When pleasure traveling, she and her husband, Cal, like to go to Florida or anywhere in the Caribbean, where they can scuba dive. “Or any place warm,” she adds, “where I can read a book and ride my bike!”

Nicholson says she cannot think of anything she would rather be doing than what she is doing now, being an integral part of an international company that showed a 2004 revenue of $7.4 billion. A large company with a family feel.

“I’ve only been in this position for six months, so I have a lot of things to do,” she says. “Currently I’m wrapping my arms around our national and international growth strategy for the company...it’s all very exciting.”

However, she is ever mindful of the present “My goals today are to continue to keep this company growing and providing opportunities for our employees, to work with all our divisions throughout the company and help them with continued growth and success.”

Listening to Nicholson, one has no doubt that she will achieve these goals, sooner rather than later.

ENTERPRISE MILESTONES

1957 With seven cars and a hunch that customers will embrace the novel concept of leasing automobiles, Jack Taylor founds Executive Leasing Company in St. Louis.
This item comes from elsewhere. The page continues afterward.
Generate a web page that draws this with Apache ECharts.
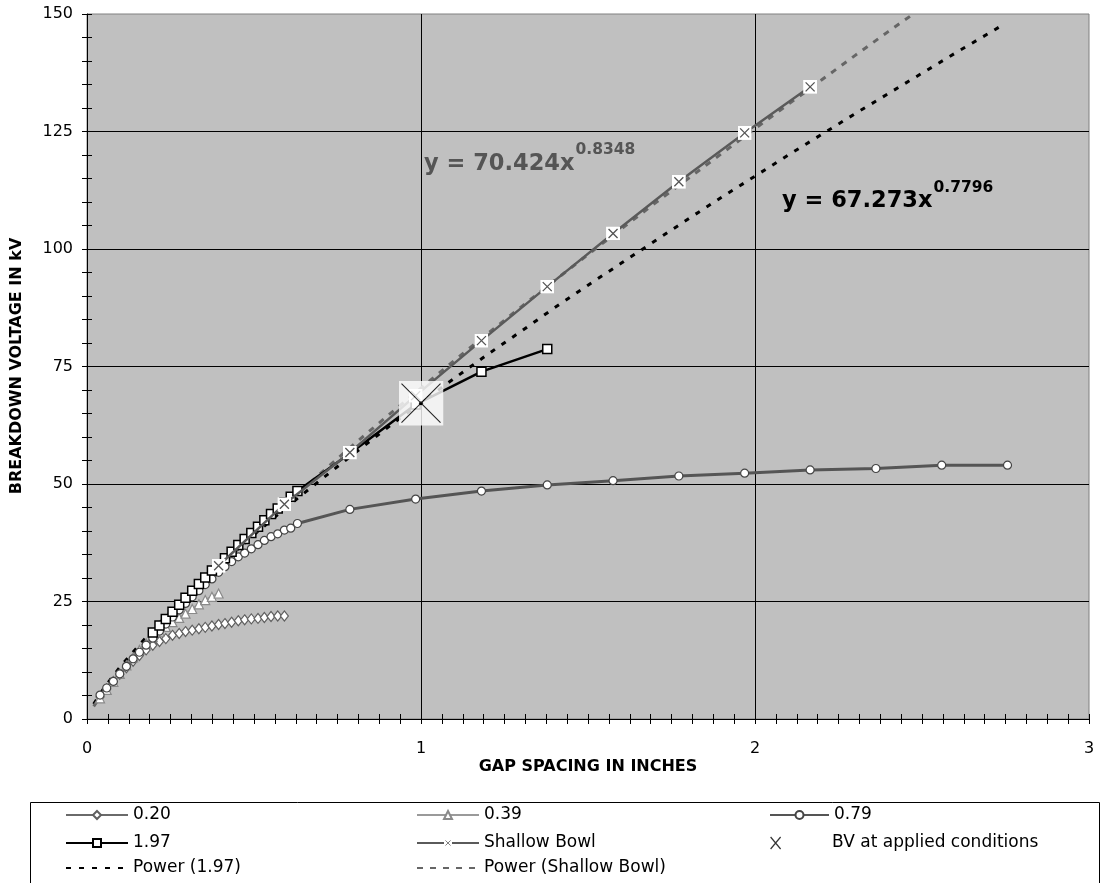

1962 Jack listens to his customers and hears that they need to rent cars while theirs are in the shop. Executive Leasing Co. adds a rental car business division with a fleet of 17 vehicles. The company also starts a Car Sales division.


1969 Jack and his team decide to expand beyond St. Louis. Unable to use the Executive name in some markets, Jack re-christens his growing operation “Enterprise” in honor of the aircraft carrier aboard which he served as a decorated fighter pilot in World War II.

1970 Enterprise realizes that the best growth opportunities are with hometown renters, not airport travelers. While the rest of the industry competes at the edge of America’s runways, Jack takes the company into neighborhoods—where customers live and work.

1974 A branch manager in Orlando starts a new program that provides customers with a free ride to the rental office. The service leads to Enterprise’s well-known “We’ll Pick You Up” tradition.


1980 Enterprise opens its National Reservation Center, allowing customers to call a toll-free number to reserve Enterprise vehicles nationwide. The company’s fleet reaches 6,000 rental vehicles.

1989 The company’s name changes to Enterprise Rent-A-Car to reflect the enormous growth of its rental car business. Enterprise has more than 500 locations and more than 50,000 rental vehicles.


1992 Enterprise surpasses $1 billion in annual revenues and nearly 10,000 employees in its work force. Enterprise’s leasing division becomes Enterprise Fleet Services, focusing on serving businesses with small- to mid-sized fleets.

1993 Enterprise opens its first international office in Windsor, Canada. By this time the company has more than 200,000 rental vehicles and 1,500 locations.

1994 Enterprise opens its first European rental office in Reading, England.

1995 Enterprise opens its first on-airport rental location at the Denver International Airport. The company has more than $2 billion in annual revenue and operates more than 250,000 rental vehicles.


1999 Enterprise surpasses the half-million-vehicles mark in its rental and leasing fleet and 4,000 locations worldwide. The company opens its first Rent-A-Truck location.

2004 Enterprise operates more than 6,000 offices in the U.S., Canada, the U.K., Ireland, and Germany. In the U.S., it has locations within 15 miles of 90 percent of the entire population. The company has 600,000 rental car and 135,000 Fleet Services vehicles in service. The company surpasses $7 billion in annual revenue.